The reckless audacity here is the idea that the proven difference between these two types of animal food may be neatly dismissed with these few little sentences. I am still trying to figure out how such a smart guy, a tenured PhD can make these absurd links where food and deleterious health effects are concerned:
Industrially raised Pastured or
Milk = meat and processed = otherwise naturally
animal foods raised meat
This seems beyond a fallacy or error in deductive reasoning. Logically, it’s as disappointing as “guilt by association.”
Interestingly, thanks to most “big organic”, large scale animal food producers, these animals are not naturally raised whatsoever. These confined animals are simply fed “organic” grains like corn and other “organic” feed that are not at all a part of their natural diets. So, ironically, his use of the word “organic” in most modern instances will denote mediocre, sub-standard animal food (falling demonstrably into the “industrially raised” category).
This is completely wrong though if the inference holds that “pastured” or otherwise naturally raised animal foods are a part of this misleading, bizarre, and INCORRECT “chain of equality”. In dramatic writing, I believe this lack of any true transition is termed “melodrama.”

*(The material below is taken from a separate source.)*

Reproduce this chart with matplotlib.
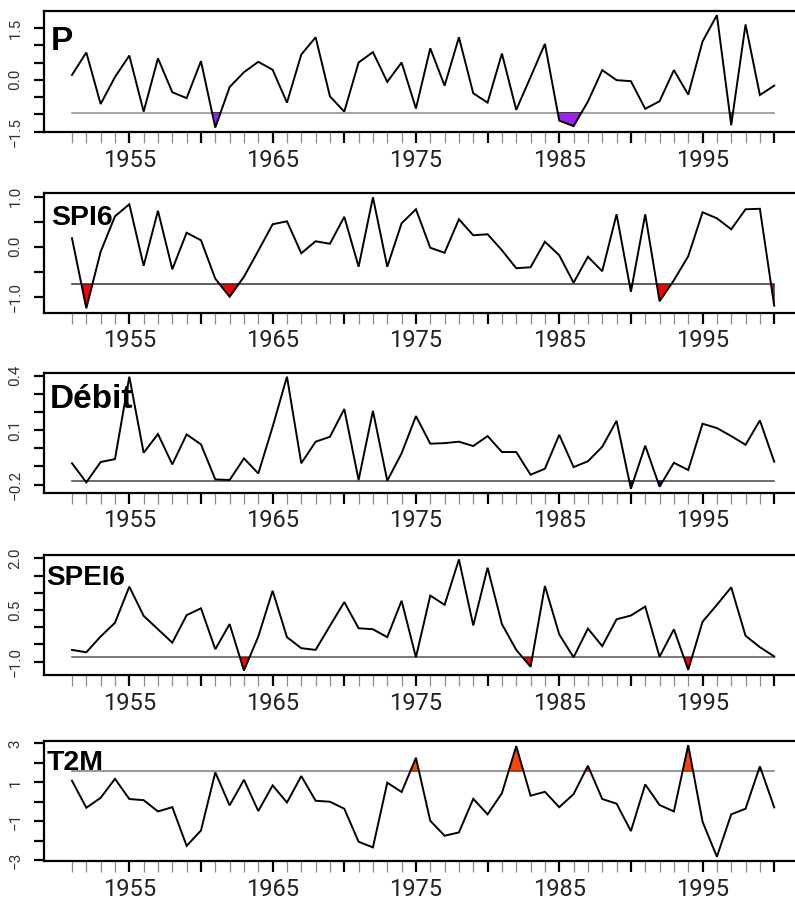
import numpy as np
import matplotlib
matplotlib.use("Agg")
import matplotlib.pyplot as plt

# ---------------- data ----------------
years = list(range(1951, 2001))

p_values = [0.14, 0.79, -0.70, 0.08, 0.70, -0.92, 0.62, -0.36, -0.53, 0.54,
            -1.38, -0.21, 0.22, 0.52, 0.29, -0.66, 0.73, 1.23, -0.48, -0.92,
            0.50, 0.80, -0.06, 0.50, -0.83, 0.91, -0.17, 1.23, -0.39, -0.66,
            0.76, -0.87, 0.08, 1.04, -1.18, -1.34, -0.63, 0.28, -0.01, -0.04,
            -0.84, -0.62, 0.28, -0.43, 1.11, 1.87, -1.31, 1.60, -0.44, -0.17]
p_threshold = -0.95

spi6_values = [0.17, -1.23, -0.10, 0.61, 0.85, -0.38, 0.72, -0.45, 0.28, 0.13,
               -0.64, -1.00, -0.60, -0.08, 0.45, 0.51, -0.13, 0.11, 0.06, 0.60,
               -0.40, 0.99, -0.40, 0.47, 0.75, -0.02, -0.12, 0.55, 0.23, 0.25,
               -0.07, -0.43, -0.41, 0.10, -0.17, -0.72, -0.20, -0.49, 0.65, -0.90,
               0.65, -1.09, -0.67, -0.19, 0.69, 0.57, 0.35, 0.75, 0.76, -1.18]
spi6_threshold = -0.75

debit_values = [-0.083, -0.188, -0.076, -0.060, 0.394, -0.025, 0.078, -0.089, 0.076, 0.021,
                -0.172, -0.175, -0.056, -0.139, 0.118, 0.394, -0.083, 0.036, 0.063, 0.216,
                -0.175, 0.206, -0.179, -0.028, 0.177, 0.025, 0.028, 0.036, 0.012, 0.067,
                -0.021, -0.021, -0.146, -0.113, 0.074, -0.104, -0.072, 0.008, 0.151, -0.223,
                0.014, -0.212, -0.080, -0.120, 0.135, 0.111, 0.067, 0.019, 0.153, -0.074]
debit_threshold = -0.179

spei6_values = [-0.66, -0.73, -0.27, 0.13, 1.18, 0.33, -0.06, -0.45, 0.35, 0.55,
                -0.64, 0.09, -1.26, -0.27, 1.06, -0.29, -0.61, -0.66, 0.04, 0.73,
                -0.03, -0.06, -0.29, 0.77, -0.875, 0.92, 0.65, 1.97, 0.05, 1.73,
                0.09, -0.66, -1.15, 1.20, -0.21, -0.875, -0.04, -0.55, 0.23, 0.34,
                0.60, -0.86, -0.06, -1.24, 0.16, 0.65, 1.16, -0.25, -0.58, -0.85]
spei6_threshold = -0.875

t2m_values = [1.08, -0.31, 0.20, 1.18, 0.14, 0.08, -0.50, -0.28, -2.27, -1.48,
              1.51, -0.19, 1.13, -0.48, 0.84, -0.04, 1.32, 0.05, 0.00, -0.36,
              -2.06, -2.35, 0.98, 0.50, 2.26, -0.98, -1.75, -1.58, 0.15, -0.65,
              0.44, 2.86, 0.31, 0.51, -0.28, 0.39, 1.85, 0.14, -0.10, -1.51,
              0.89, -0.17, -0.50, 2.91, -1.03, -2.83, -0.65, -0.36, 1.82, -0.29]
t2m_threshold = 1.58

titles = ["P", "SPI6", "Débit", "SPEI6", "T2M"]
x_major = [1955, 1960, 1965, 1970, 1975, 1980, 1985, 1990, 1995, 2000]
x_major_labels = ["1955", "", "1965", "", "1975", "", "1985", "", "1995", ""]

y_ticks = [
    [-1.5, -1.0, -0.5, 0.0, 0.5, 1.0, 1.5],
    [-1.0, -0.5, 0.0, 0.5, 1.0],
    [-0.2, -0.1, 0.0, 0.1, 0.2, 0.3, 0.4],
    [-1.0, -0.5, 0.0, 0.5, 1.0, 1.5, 2.0],
    [-3, -2, -1, 0, 1, 2, 3],
]
y_labels = [
    ["\u22121.5", "", "", "0.0", "", "", "1.5"],
    ["\u22121.0", "", "0.0", "", "1.0"],
    ["\u22120.2", "", "", "0.1", "", "", "0.4"],
    ["\u22121.0", "", "", "0.5", "", "", "2.0"],
    ["\u22123", "", "\u22121", "", "1", "", "3"],
]

# ---------------- layout / style ----------------
W, H = 795, 900
fig = plt.figure(figsize=(W / 100, H / 100), dpi=100)

series = [p_values, spi6_values, debit_values, spei6_values, t2m_values]
thresholds = [p_threshold, spi6_threshold, debit_threshold, spei6_threshold, t2m_threshold]
fill_colors = ["#A020F0", "#FF0000", "#0000FF", "#FF0000", "#FF4500"]
thr_colors = ["#8a8a8a", "#333333", "#444444", "#555555", "#7a7a7a"]
above = [False, False, False, False, True]
ylims = [(-1.51, 1.99), (-1.32, 1.07), (-0.245, 0.416), (-1.39, 2.10), (-3.05, 3.14)]
tops = [11, 193.3, 372.7, 555, 740.7]
bottoms = [132, 312.7, 492.7, 675, 861]
title_sizes = [24, 20.5, 24, 20, 20.5]
title_x = [51, 51, 50, 46, 47]
title_base = [50, 225, 408, 585, 770]

ax_left = 43.9
ax_width = 758.4

yrs = np.array(years, dtype=float)
for i in range(5):
    top, bot = tops[i], bottoms[i]
    ax = fig.add_axes([ax_left / W, 1 - bot / H, ax_width / W, (bot - top) / H])
    vals = np.array(series[i], dtype=float)
    thr = thresholds[i]

    ax.plot([years[0], years[-1]], [thr, thr], color=thr_colors[i], lw=1.1, zorder=2)
    if above[i]:
        mask = vals > thr
    else:
        mask = vals < thr
    ax.fill_between(yrs, vals, thr, where=mask, interpolate=True,
                    facecolor=fill_colors[i], edgecolor="#222222", lw=0.6, zorder=3)
    ax.plot(yrs, vals, color="black", lw=1.4, zorder=4, solid_joinstyle="miter")

    ax.set_xlim(1949.04, 2001.96)
    ax.set_ylim(*ylims[i])

    for s in ["top", "left", "bottom"]:
        ax.spines[s].set_linewidth(1.6)
    ax.spines["right"].set_visible(False)

    ax.set_xticks(x_major)
    ax.set_xticklabels(x_major_labels, fontfamily="Roboto", fontsize=17, color="#222222")
    ax.set_xticks([y for y in years if y % 5 != 0], minor=True)
    ax.tick_params(axis="x", which="major", length=8, width=1.6, color="black", pad=4)
    ax.tick_params(axis="x", which="minor", length=8, width=0.9, color="#8c8c8c")

    ax.set_yticks(y_ticks[i])
    ax.set_yticklabels(y_labels[i], fontfamily="Roboto", fontsize=11, color="#333333",
                       rotation=90, va="center")
    ax.tick_params(axis="y", which="major", length=7.5, width=1.6, color="black", pad=8)

    fig.text(title_x[i] / W, 1 - title_base[i] / H, titles[i], fontsize=title_sizes[i],
             fontweight="bold", fontfamily="Liberation Sans", ha="left", va="baseline")

fig.savefig("out.png", dpi=100)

On to likely the most condescending statement in this book:
(Pg 110, Paragraph 3)
“As you go through each chapter, you will begin to see the breadth and depth of the astonishing scientific argument favoring a whole foods, plant based diet. For me, the consistency of evidence regarding such a disparate group of diseases has been the most convincing aspect of this argument.
When a whole foods, plant based diet is demonstrably beneficial for such a wide variety of diseases, is it possible that humans were meant to consume any other diet? I say no, and I think you’ll agree.”
Right!….To hell with Darwin! To hell with evolution and the sanctity, beauty and perfection of all natural processes and their infinitely sophisticated interactions over time.
The author’s statement here is patently absurd for too many reasons to list. His stated submission is perhaps the most cursory, unscientific, flippant contradiction to evolution I have ever read.
This author obviously has a better idea. This amounts to a doctor telling the human species (us!) that we are really NOT what we in fact absolutely, unequivocally are: OMNIVOROUS! This is like communicating to all dogs (or dog owners) that dogs should no longer be eating any meats, whatsoever – utterly ridiculous.
I’ve seen ambitious before. But in the annals of human anthropology, this was new. Bold isn’t the word. Correct isn’t the word either. It makes one wonder what would make even such a really smart guy think he could suggest, beyond the confines or reason, science, logic and all things natural, what is clearly wrong.
Now the author is known to follow a Vegan diet. I really respect Vegans. I have quite a few vegetarian and Vegan friends. They sacrifice what is part of their rightful evolutionary diet for something greater.
I find this to be a higher, more spiritual choice. I also highly respect their love and respect of all animal life. I consider myself below these people in regard to their empathy for other species. They transcend a purely zoological outlook with a higher philosophy. Regardless, that has nothing to do with what scientifically represents the healthiest diet for the human species to follow.
Mixing your spiritual beliefs with observational research and statistics in some kind of a bizarre literary cocktail in this instance does nothing for human health. It does create massive confusion. This is especially true because the misinformation is so well presented by such an intelligent doctor with such remarkable credentials. He should write another book on the apparent vulnerability of humans to contradict science and nature for the sake of one’s own personal opinions and ideology.
He would be the perfect test subject.
Is the book more than a little patronizing? Absolutely….at least that’s my humble opinion. But I value it immensely because the research is summarizes, inherently suggests that…
MILK AND MODERN, PROCESSED MEAT PRODUCTS ARE REALLY, REALLY BAD FOR US!